Betriebssysteme · Institut für Systemarchitektur · Fakultät Informatik · TU Dresden



19. 12. 2013

Adding SMP Support to a User-Level VMM


Markus Partheymüller

TU Dresden

Verteidigung der Diplomarbeit

Virtualization is a well-known technique to facilitate a variety of use cases in both desktop and server environments. Increasingly, security becomes an important aspect of virtualization because it allows for consolidating multiple workloads on a single physical machine in a protected manner. Recent processor development shifted from increasing single-core performance to integrating multiple cores onto one chip, resulting from the physical limits imposed on the design of microprocessors. It was only a question of time until virtualization followed this trend and supported running several virtual machines truly in parallel, at first multiple single-core ones, then even virtual multi-core. In the full virtualization solution of the TU Dresden, the NOVA OS Virtualization Architecture (NOVA), SMP is only supported in the first variant, while multiple CPUs of a guest system have to share the same physical core. The goal of this thesis is to explore how this limitation can be eliminated with maximum efficiency, passing on as much available compute power to the guest as possible. By identifying and enhancing the critical synchronization mechanisms inside the VMM, the presented solution accounts for maximum scalability in the current environment while keeping the modifications modular and maintainable. A detailed evaluation of the intermediate implementations justifies the final solution and an outlook shows opportunities for improving and extending the virtual multiprocessor support in NOVA.

19. 12. 2013

Memory and Thread Management on NUMA Systems


Daniel Müller

TU Dresden

Verteidigung der Diplomarbeit

NUMA (non-uniform memory access) architectures are increasingly used in commodity systems in order to allow for higher application performance. Contrary to the "free lunch" software developers had with increasing processor clock-rates, where software performance improved without programmer intervention, harnessing the full power of a NUMA architecture requires knowledge about the system's topology and more sophisticated thread and memory-placement algorithms.

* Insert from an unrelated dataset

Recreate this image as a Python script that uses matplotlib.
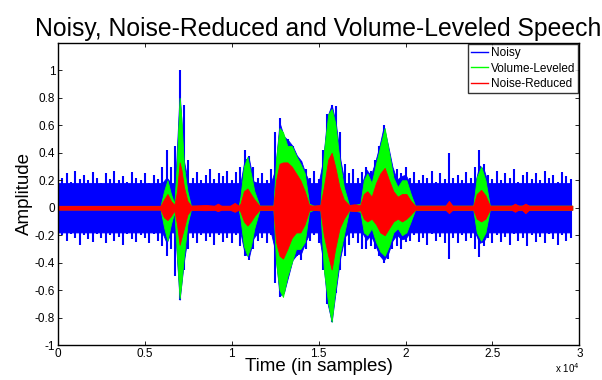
import numpy as np
import matplotlib
matplotlib.use('Agg')
import matplotlib.pyplot as plt
from matplotlib.lines import Line2D

plt.rcParams['font.family'] = ['Liberation Sans', 'DejaVu Sans']

# envelopes (amplitude vs. sample index)

# noisy signal: peak values every 250 samples
noisy_t = np.arange(0, 29750, 250)
noisy_hi = [0.28, 0.22, 0.25, 0.19, 0.27, 0.21, 0.24, 0.2, 0.26, 0.22, 0.18, 0.25,
            0.21, 0.27, 0.2, 0.23, 0.19, 0.26, 0.22, 0.2, 0.25, 0.18, 0.24, 0.21,
            0.3, 0.42, 0.3, 0.45, 1.0, 0.75, 0.35,
            0.22, 0.26, 0.2, 0.24, 0.28, 0.21, 0.25, 0.23, 0.27, 0.2, 0.26,
            0.3, 0.42, 0.38, 0.3, 0.22,
            0.25, 0.2, 0.28,
            0.55, 0.65, 0.52, 0.5, 0.45, 0.38, 0.34, 0.28,
            0.22, 0.27, 0.21,
            0.42, 0.68, 0.75, 0.74, 0.55, 0.32, 0.25,
            0.28, 0.22,
            0.26, 0.3, 0.27, 0.35, 0.45, 0.6, 0.45, 0.3, 0.28, 0.25, 0.3, 0.22,
            0.26, 0.2, 0.24, 0.22, 0.27, 0.19, 0.25, 0.21,
            0.4, 0.22,
            0.24, 0.2, 0.26, 0.22,
            0.3, 0.42, 0.32,
            0.24, 0.21, 0.27, 0.2, 0.25, 0.22, 0.28, 0.19, 0.24, 0.26, 0.21, 0.25,
            0.2, 0.27, 0.22, 0.24, 0.19, 0.26, 0.23, 0.21]
noisy_lo = [-0.26, -0.2, -0.24, -0.19, -0.22, -0.27, -0.2, -0.23, -0.25, -0.19, -0.22, -0.26,
            -0.2, -0.24, -0.21, -0.27, -0.19, -0.23, -0.25, -0.2, -0.22, -0.26, -0.19, -0.24,
            -0.28, -0.35, -0.3, -0.5, -0.67, -0.45, -0.3,
            -0.22, -0.26, -0.2, -0.24, -0.21, -0.27, -0.2, -0.25, -0.22, -0.26, -0.2,
            -0.28, -0.35, -0.38, -0.3, -0.24,
            -0.22, -0.26, -0.2,
            -0.55, -0.65, -0.62, -0.5, -0.38, -0.35, -0.38, -0.3,
            -0.24, -0.2, -0.26,
            -0.45, -0.7, -0.83, -0.62, -0.45, -0.35, -0.27,
            -0.22, -0.26,
            -0.3, -0.3, -0.28, -0.3, -0.35, -0.4, -0.37, -0.3, -0.28, -0.3, -0.25, -0.24,
            -0.2, -0.25, -0.22, -0.27, -0.19, -0.24, -0.21, -0.26,
            -0.37, -0.22,
            -0.26, -0.2, -0.24, -0.22,
            -0.3, -0.36, -0.28,
            -0.22, -0.26, -0.2, -0.25, -0.21, -0.27, -0.19, -0.24, -0.22, -0.28, -0.2, -0.25,
            -0.21, -0.26, -0.19, -0.23, -0.27, -0.2, -0.24, -0.22]
noisy_core = 0.18  # solid noise band between the spikes

# speech (volume-leveled and noise-reduced) envelopes at irregular knots
speech_t = [0, 5900, 6100, 6300, 6500, 6700, 6850, 7000, 7100, 7250, 7450, 7650,
            8500, 9000, 9200, 9400, 9900, 10170, 10400, 10500, 10700, 10900, 11100,
            11300, 11600, 12400, 12550, 12750, 12950, 13200, 13450, 13700, 13950,
            14200, 14450, 14700, 15100, 15300, 15550, 15750, 15950, 16200, 16450,
            16750, 17050, 17400, 17600, 17800, 18050, 18300, 18550, 18800, 19050,
            19300, 19550, 19800, 20050, 20300, 20550, 22300, 22500, 22700, 23900,
            24100, 24350, 24600, 24850, 26100, 26300, 26500, 26700, 26900, 27100, 29600]
level_hi = [0.012, 0.012, 0.12, 0.20, 0.10, 0.03, 0.35, 0.80, 0.65, 0.30, 0.12, 0.015,
            0.012, 0.012, 0.02, 0.012, 0.012, 0.02, 0.012, 0.08, 0.30, 0.37, 0.25,
            0.12, 0.015, 0.015, 0.35, 0.58, 0.55, 0.45, 0.45, 0.38, 0.32,
            0.25, 0.03, 0.015, 0.015, 0.40, 0.68, 0.72, 0.62, 0.35, 0.15,
            0.02, 0.02, 0.03, 0.20, 0.25, 0.18, 0.32, 0.45, 0.58, 0.40,
            0.22, 0.15, 0.20, 0.20, 0.10, 0.015, 0.015, 0.04, 0.015, 0.015,
            0.22, 0.30, 0.20, 0.015, 0.015, 0.02, 0.015, 0.015, 0.02, 0.015, 0.015]
level_lo = [-0.012, -0.012, -0.14, -0.24, -0.12, -0.03, -0.35, -0.66, -0.55, -0.35, -0.12, -0.015,
            -0.012, -0.012, -0.02, -0.012, -0.012, -0.02, -0.012, -0.08, -0.28, -0.35, -0.28,
            -0.15, -0.015, -0.015, -0.40, -0.60, -0.65, -0.50, -0.40, -0.30, -0.30,
            -0.25, -0.03, -0.015, -0.015, -0.45, -0.70, -0.83, -0.60, -0.35, -0.20,
            -0.02, -0.02, -0.03, -0.18, -0.20, -0.15, -0.25, -0.32, -0.35, -0.28,
            -0.18, -0.15, -0.20, -0.18, -0.10, -0.015, -0.015, -0.03, -0.015, -0.015,
            -0.18, -0.24, -0.18, -0.015, -0.015, -0.02, -0.015, -0.015, -0.03, -0.015, -0.015]
reduced_hi = [0.014, 0.014, 0.06, 0.10, 0.05, 0.02, 0.12, 0.33, 0.28, 0.15, 0.05, 0.015,
              0.02, 0.015, 0.03, 0.015, 0.015, 0.035, 0.015, 0.03, 0.12, 0.14, 0.10,
              0.06, 0.015, 0.015, 0.20, 0.32, 0.33, 0.33, 0.30, 0.25, 0.20,
              0.12, 0.02, 0.015, 0.02, 0.15, 0.35, 0.40, 0.30, 0.15, 0.06,
              0.02, 0.025, 0.02, 0.10, 0.12, 0.08, 0.18, 0.25, 0.29, 0.20,
              0.12, 0.08, 0.10, 0.10, 0.05, 0.015, 0.015, 0.05, 0.015, 0.015,
              0.10, 0.13, 0.09, 0.015, 0.015, 0.03, 0.015, 0.015, 0.03, 0.015, 0.015]
reduced_lo = [-0.014, -0.014, -0.07, -0.09, -0.06, -0.02, -0.12, -0.27, -0.22, -0.15, -0.05, -0.015,
              -0.018, -0.015, -0.025, -0.015, -0.015, -0.03, -0.015, -0.03, -0.10, -0.13, -0.10,
              -0.06, -0.015, -0.015, -0.25, -0.35, -0.37, -0.30, -0.22, -0.18, -0.18,
              -0.12, -0.02, -0.015, -0.02, -0.20, -0.35, -0.45, -0.30, -0.15, -0.08,
              -0.02, -0.025, -0.02, -0.08, -0.10, -0.08, -0.12, -0.18, -0.20, -0.15,
              -0.10, -0.08, -0.10, -0.08, -0.05, -0.015, -0.015, -0.04, -0.015, -0.015,
              -0.08, -0.10, -0.08, -0.015, -0.015, -0.03, -0.015, -0.015, -0.04, -0.015, -0.015]

xtick_vals = [0, 5000, 10000, 15000, 20000, 25000, 30000]
xtick_labels = ['0', '0.5', '1', '1.5', '2', '2.5', '3']
ytick_vals = [-1, -0.8, -0.6, -0.4, -0.2, 0, 0.2, 0.4, 0.6, 0.8, 1]
ytick_labels = ['-1', '-0.8', '-0.6', '-0.4', '-0.2', '0', '0.2', '0.4', '0.6', '0.8', '1']

blue = '#0000ff'
green = '#00ff00'
red = '#ff0000'

fig = plt.figure(figsize=(6.02, 3.80), dpi=100)
ax = fig.add_axes([0.0963, 0.092, 0.866, 0.795])

# noisy: solid core band plus narrow spikes at each read peak
hi = np.array(noisy_hi)
lo = np.array(noisy_lo)
lev_hi = np.interp(noisy_t, speech_t, level_hi)
lev_lo = np.interp(noisy_t, speech_t, level_lo)
core_hi = np.minimum(hi, np.maximum(noisy_core, lev_hi + 0.04))
core_lo = np.maximum(lo, np.minimum(-noisy_core, lev_lo - 0.04))
ax.fill_between(noisy_t, core_lo, core_hi, color=blue, lw=0.6, zorder=1)
ax.vlines(noisy_t, lo, hi, color=blue, lw=1.5, zorder=1)

ax.fill_between(speech_t, level_lo, level_hi, color=green, lw=0.6, zorder=2)
ax.fill_between(speech_t, reduced_lo, reduced_hi, color=red, lw=0.6, zorder=3)

ax.set_xlim(0, 30000)
ax.set_ylim(-1, 1.2)
ax.set_xticks(xtick_vals)
ax.set_xticklabels(xtick_labels, fontsize=8.5)
ax.set_yticks(ytick_vals)
ax.set_yticklabels(ytick_labels, fontsize=8.5)
ax.tick_params(direction='in', top=True, right=True, length=3, width=0.6, pad=2)
for s in ax.spines.values():
    s.set_linewidth(1.0)
    s.set_zorder(5)

ax.set_title('Noisy, Noise-Reduced and Volume-Leveled Speech', fontsize=17.8, pad=5)
ax.set_xlabel('Time (in samples)', fontsize=13.5, labelpad=-1)
ax.set_ylabel('Amplitude', fontsize=13.5, labelpad=1)
ax.text(1.0, -0.055, r'x 10$^4$', transform=ax.transAxes, ha='right', va='top', fontsize=7)

handles = [Line2D([], [], color=blue, lw=1),
           Line2D([], [], color=green, lw=1),
           Line2D([], [], color=red, lw=1)]
leg = ax.legend(handles, ['Noisy', 'Volume-Leveled', 'Noise-Reduced'], loc='upper right',
                fontsize=8.5, frameon=True, fancybox=False, borderaxespad=0.1,
                handlelength=1.5, handletextpad=0.2, borderpad=0.25, labelspacing=0.3)
leg.get_frame().set_edgecolor('black')
leg.get_frame().set_linewidth(1.0)

fig.savefig('out.png', dpi=100)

This talk presents my work of making the L4/Fiasco.OC environment NUMA-aware. I explain chosen design details and implementation issues of a component that handles thread and memory placement on a NUMA system so as to alleviate remote memory access penalties and shared resource contention. Using L4Re mechanisms, the component is able to dynamically migrate threads and allocated memory regions between different NUMA nodes without modification of the target applications.